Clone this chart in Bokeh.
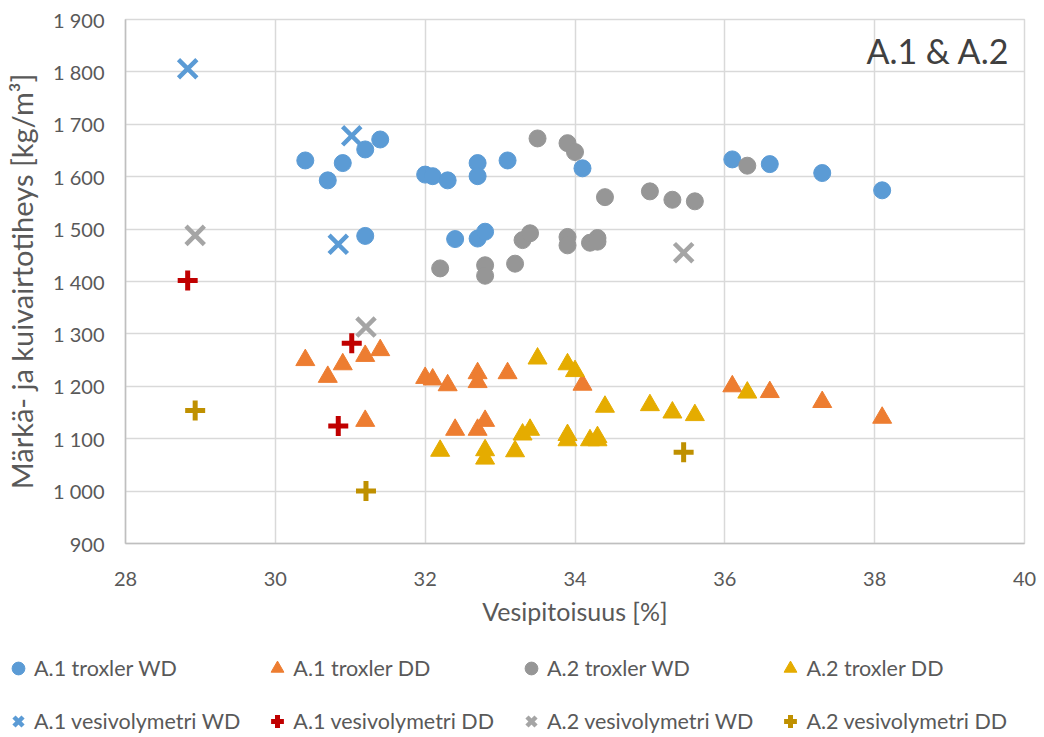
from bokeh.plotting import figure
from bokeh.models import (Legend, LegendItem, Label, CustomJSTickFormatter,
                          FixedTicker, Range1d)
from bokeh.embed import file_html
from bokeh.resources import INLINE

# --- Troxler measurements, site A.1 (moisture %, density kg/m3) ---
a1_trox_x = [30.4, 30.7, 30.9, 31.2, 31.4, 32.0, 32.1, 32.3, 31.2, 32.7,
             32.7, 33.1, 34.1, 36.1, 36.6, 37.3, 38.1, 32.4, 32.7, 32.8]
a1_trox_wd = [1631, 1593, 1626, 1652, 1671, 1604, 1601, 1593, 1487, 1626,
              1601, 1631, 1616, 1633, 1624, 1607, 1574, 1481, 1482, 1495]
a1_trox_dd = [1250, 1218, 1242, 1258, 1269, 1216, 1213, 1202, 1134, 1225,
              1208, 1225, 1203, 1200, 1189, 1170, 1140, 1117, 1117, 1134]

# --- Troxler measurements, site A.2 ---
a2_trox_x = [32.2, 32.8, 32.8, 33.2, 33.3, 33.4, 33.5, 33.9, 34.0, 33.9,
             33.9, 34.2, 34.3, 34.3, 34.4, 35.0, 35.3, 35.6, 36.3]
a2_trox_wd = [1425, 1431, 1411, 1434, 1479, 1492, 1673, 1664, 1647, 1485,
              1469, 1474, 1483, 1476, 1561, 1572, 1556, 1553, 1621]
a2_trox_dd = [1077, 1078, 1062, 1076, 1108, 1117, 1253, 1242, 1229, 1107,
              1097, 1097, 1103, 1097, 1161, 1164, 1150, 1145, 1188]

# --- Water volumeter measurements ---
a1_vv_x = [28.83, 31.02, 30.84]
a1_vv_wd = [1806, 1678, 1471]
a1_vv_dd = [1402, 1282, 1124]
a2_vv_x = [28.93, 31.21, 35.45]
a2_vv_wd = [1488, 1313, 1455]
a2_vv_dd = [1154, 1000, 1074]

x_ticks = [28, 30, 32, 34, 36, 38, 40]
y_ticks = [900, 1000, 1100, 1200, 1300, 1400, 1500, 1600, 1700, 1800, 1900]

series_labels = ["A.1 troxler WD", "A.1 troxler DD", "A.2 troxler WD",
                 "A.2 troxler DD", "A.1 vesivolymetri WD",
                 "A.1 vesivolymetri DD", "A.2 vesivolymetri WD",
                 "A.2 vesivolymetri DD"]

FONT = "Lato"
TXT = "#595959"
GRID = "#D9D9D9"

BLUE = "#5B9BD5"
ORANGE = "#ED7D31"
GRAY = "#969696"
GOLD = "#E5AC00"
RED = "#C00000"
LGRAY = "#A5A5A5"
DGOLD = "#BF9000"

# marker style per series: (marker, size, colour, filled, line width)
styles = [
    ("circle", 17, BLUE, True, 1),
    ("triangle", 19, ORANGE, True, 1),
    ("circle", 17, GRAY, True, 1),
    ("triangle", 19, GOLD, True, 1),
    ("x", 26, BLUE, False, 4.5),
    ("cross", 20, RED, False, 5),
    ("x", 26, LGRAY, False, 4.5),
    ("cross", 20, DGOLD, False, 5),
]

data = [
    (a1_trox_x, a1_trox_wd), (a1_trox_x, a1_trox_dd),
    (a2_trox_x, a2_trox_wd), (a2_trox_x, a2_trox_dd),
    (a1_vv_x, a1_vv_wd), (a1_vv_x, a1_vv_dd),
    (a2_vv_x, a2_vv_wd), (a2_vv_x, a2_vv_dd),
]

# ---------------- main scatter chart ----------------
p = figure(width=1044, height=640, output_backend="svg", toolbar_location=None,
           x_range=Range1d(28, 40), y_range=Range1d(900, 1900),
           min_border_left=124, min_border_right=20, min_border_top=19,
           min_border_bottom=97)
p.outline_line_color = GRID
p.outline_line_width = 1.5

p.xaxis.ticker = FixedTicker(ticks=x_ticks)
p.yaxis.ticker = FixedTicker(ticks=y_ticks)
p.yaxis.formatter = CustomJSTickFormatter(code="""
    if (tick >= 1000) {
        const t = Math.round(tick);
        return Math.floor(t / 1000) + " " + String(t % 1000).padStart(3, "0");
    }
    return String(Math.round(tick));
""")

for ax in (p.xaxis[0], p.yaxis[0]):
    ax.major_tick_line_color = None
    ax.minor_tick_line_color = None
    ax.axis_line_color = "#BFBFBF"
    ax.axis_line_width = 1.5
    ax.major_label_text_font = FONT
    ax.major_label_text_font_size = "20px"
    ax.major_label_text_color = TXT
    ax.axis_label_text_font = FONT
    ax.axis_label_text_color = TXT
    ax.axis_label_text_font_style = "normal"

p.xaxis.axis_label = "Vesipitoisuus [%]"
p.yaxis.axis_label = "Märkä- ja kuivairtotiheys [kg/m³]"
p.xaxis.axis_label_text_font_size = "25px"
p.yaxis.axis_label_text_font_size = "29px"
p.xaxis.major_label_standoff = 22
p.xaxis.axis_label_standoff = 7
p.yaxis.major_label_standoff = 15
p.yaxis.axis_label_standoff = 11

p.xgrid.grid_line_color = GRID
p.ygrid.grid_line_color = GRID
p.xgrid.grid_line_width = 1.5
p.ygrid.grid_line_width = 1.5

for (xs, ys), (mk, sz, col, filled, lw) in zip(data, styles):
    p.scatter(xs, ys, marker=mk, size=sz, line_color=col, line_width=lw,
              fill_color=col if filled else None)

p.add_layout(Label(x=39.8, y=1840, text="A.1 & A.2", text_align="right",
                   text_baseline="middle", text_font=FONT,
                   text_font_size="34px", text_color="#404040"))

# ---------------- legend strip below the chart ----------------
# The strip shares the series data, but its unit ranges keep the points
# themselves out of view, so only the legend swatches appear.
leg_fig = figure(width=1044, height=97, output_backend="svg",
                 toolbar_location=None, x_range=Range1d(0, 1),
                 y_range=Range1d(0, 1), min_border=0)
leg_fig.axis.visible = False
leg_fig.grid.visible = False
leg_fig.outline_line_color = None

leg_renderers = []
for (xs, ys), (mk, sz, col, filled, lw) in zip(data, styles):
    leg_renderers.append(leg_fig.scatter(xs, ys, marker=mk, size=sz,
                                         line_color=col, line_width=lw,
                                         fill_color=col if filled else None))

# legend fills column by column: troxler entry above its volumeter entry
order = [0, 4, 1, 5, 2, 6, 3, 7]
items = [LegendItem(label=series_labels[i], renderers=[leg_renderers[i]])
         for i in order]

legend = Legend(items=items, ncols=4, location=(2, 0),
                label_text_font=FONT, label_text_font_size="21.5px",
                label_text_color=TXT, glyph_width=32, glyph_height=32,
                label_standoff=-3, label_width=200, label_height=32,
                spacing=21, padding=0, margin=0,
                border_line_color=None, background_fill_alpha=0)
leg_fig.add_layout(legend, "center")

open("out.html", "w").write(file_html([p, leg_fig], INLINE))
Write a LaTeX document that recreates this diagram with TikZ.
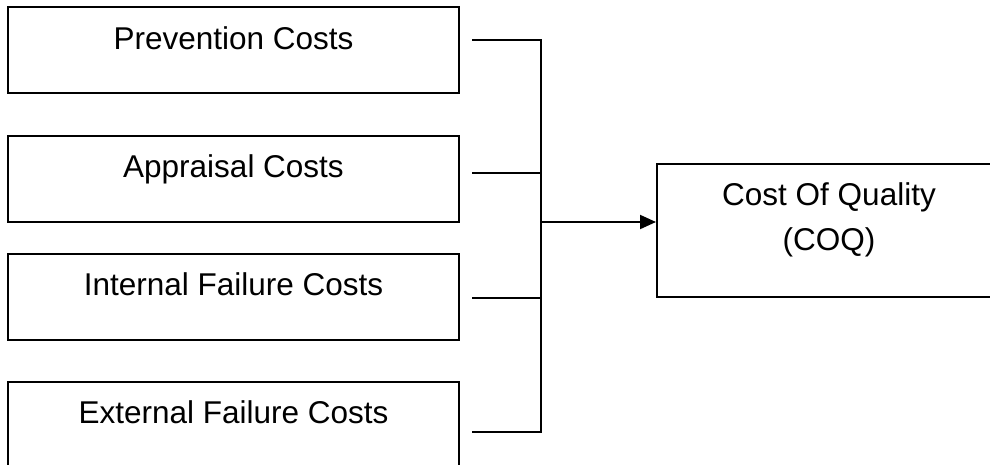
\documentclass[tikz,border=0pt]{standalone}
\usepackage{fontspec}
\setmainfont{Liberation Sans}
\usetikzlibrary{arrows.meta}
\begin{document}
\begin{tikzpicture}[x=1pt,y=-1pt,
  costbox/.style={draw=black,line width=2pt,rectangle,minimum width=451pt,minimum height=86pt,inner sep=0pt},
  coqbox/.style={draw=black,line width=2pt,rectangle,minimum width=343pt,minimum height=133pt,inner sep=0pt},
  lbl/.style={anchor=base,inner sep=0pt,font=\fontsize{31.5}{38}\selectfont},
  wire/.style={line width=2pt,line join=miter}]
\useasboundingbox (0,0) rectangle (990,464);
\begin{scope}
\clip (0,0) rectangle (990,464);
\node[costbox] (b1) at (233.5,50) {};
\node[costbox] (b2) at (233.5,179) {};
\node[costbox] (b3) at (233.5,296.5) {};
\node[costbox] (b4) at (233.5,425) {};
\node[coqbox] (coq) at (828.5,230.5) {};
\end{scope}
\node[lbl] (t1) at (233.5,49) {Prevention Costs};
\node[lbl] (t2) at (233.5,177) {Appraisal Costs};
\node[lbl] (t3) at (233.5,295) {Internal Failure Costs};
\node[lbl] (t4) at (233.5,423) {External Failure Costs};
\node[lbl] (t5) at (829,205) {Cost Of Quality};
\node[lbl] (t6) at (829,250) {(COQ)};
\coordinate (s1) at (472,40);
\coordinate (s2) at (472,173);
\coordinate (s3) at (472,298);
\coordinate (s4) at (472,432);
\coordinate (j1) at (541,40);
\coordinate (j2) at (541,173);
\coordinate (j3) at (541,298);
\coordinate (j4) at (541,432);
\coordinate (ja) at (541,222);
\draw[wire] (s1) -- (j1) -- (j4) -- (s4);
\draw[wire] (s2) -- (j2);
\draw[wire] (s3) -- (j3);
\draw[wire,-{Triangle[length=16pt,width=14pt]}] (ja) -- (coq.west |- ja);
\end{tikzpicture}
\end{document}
------------
Copy nothing but the lines from the first one in the listing through the line with "from bokeh.resources import INLINE", and omit the pictures.

### THE RESPONSE
Clone this chart in Bokeh.
from bokeh.plotting import figure
from bokeh.models import (Legend, LegendItem, Label, CustomJSTickFormatter,
                          FixedTicker, Range1d)
from bokeh.embed import file_html
from bokeh.resources import INLINE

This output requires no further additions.